Re: [Inkscape-devel] Joining GNOME Office
- From: Rodrigo Moya <rodrigo gnome-db org>
- To: MenTaLguY <mental rydia net>
- Cc: Charles Goodwin <charlie xwt org>, Inkscape ML <inkscape-devel lists sourceforge net>, Gnome Office <gnome-office-list gnome org>
- Subject: Re: [Inkscape-devel] Joining GNOME Office
- Date: Mon, 01 Mar 2004 11:11:55 +0100
On Fri, 2004-02-20 at 22:01 -0500, MenTaLguY wrote:
> On Fri, 2004-02-20 at 05:41, Charles Goodwin wrote:
> > > Inkscape is basically aiming in-memory hierarchical database, including
> > > transactions, which I think kind of precludes using libxml structures.
> > > Also, the eventual plan for Inkscape is to also store CSS parse trees in
> > > the same document tree as the XML document itself.
> >
> > I'm unsure of the feasibility, but have you looked at Gnome-DB for doing
> > this rather than implementing it over again?
>
> Well, the goal for right now is a lot more modest than a general
> database architecture -- I'm just using database terminology with our
> parse tree representation because treating it as a (hierarchical)

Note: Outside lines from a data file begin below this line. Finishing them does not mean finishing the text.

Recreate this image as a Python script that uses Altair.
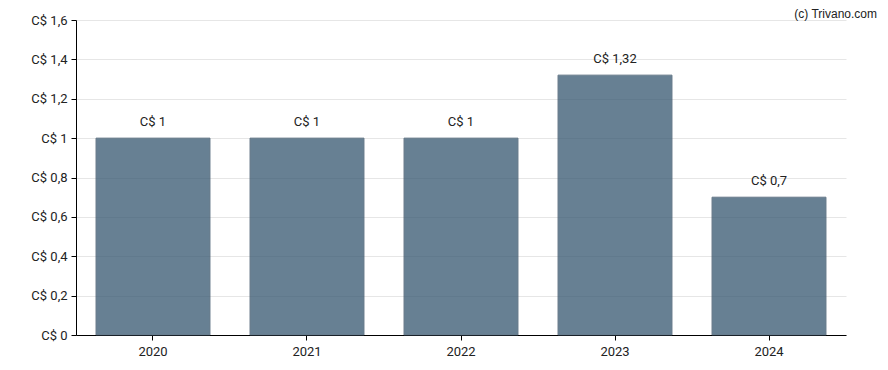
import altair as alt
import pandas as pd

years = ["2020", "2021", "2022", "2023", "2024"]
values = [1.0, 1.0, 1.0, 1.32, 0.7]
labels = ["C$ 1", "C$ 1", "C$ 1", "C$ 1,32", "C$ 0,7"]
y_ticks = [0, 0.2, 0.4, 0.6, 0.8, 1.0, 1.2, 1.4, 1.6]
credit = ["(c) Trivano.com"]

df = pd.DataFrame({"year": years, "value": values, "label": labels})

base = alt.Chart(df).encode(
    x=alt.X("year:N", title=None,
            scale=alt.Scale(paddingInner=0.26, paddingOuter=0.13),
            axis=alt.Axis(labelAngle=0, grid=False, domainColor="#000", tickColor="#000",
                          tickSize=5, labelFontSize=13, labelColor="#222", labelPadding=5,
                          labelFont="Roboto")),
    y=alt.Y("value:Q", title=None,
            scale=alt.Scale(domain=[0, 1.6], nice=False),
            axis=alt.Axis(values=y_ticks, gridColor="#e6e6e6", domainColor="#000", tickColor="#000",
                          tickSize=5, labelFontSize=13, labelColor="#222", labelPadding=4,
                          labelFont="Roboto",
                          labelExpr="'C$ ' + replace(format(datum.value, '~g'), '.', ',')")),
)

bars = base.mark_bar(color="#3d5d75", opacity=0.78, stroke="#3e566a", strokeWidth=1, strokeOpacity=1)
text = base.mark_text(baseline="bottom", dy=-9, fontSize=13, font="Roboto", color="#222").encode(text="label:N")

credit_text = alt.Chart(pd.DataFrame({"t": credit})).mark_text(
    align="right", baseline="middle", fontSize=12, font="Liberation Sans", color="#222"
).encode(text="t:N", x=alt.value(801), y=alt.value(-6))

chart = (bars + text + credit_text).properties(
    width=770, height=315,
    padding={"left": 68, "top": 12, "right": 34, "bottom": 40},
    autosize=alt.AutoSizeParams(type="none"),
).configure_view(stroke=None)

chart.save("out.html", embed_options={"renderer": "svg", "actions": False})
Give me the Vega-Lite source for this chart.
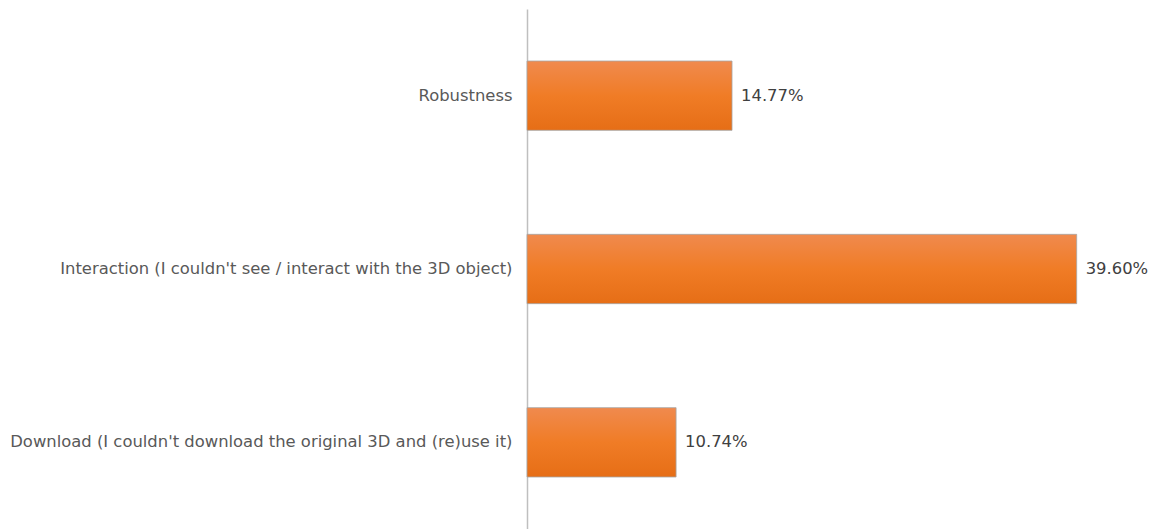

> database turned out to have some conceptual benefits.
>
> Conceivably, we might do some real database-y things down the road to
> support things like distributed editing, but that's a long way away
> yet...
>
> Even then, I'm not sure GnomeDB would be a good fit, since GnomeDB is
> designed for relational rather than hierarchical data.
>
it is designed to cope with any data source, even with hierarchical
data. There might be some stuff missing, but data models (recordsets)
can contain fields of type 'list', which contain lists of values, and
those values can in turn be more lists, and so on. So it should cope
with hierarchical data also.
I'm not sure though if libgda is the correct solution for inkscape XML
parsing.
> Also, there are some special requirements, like a commit operation that
> returns a log fragment which later can be rewound/replayed to undo or
> redo the transaction (this is used for undo/redo of operations that
> affect the parse tree), and fine-grained constraints and change
> notifications.
>
this is already available in libgda in the form of transactions. A XML
provider (= plugin) could be implemented, and have it implement the
transactions internally. In fact, we already have a XML-based provider,
although it is supposed to only support libgda's export/import XML
format (a DTD we've got to describe a full database).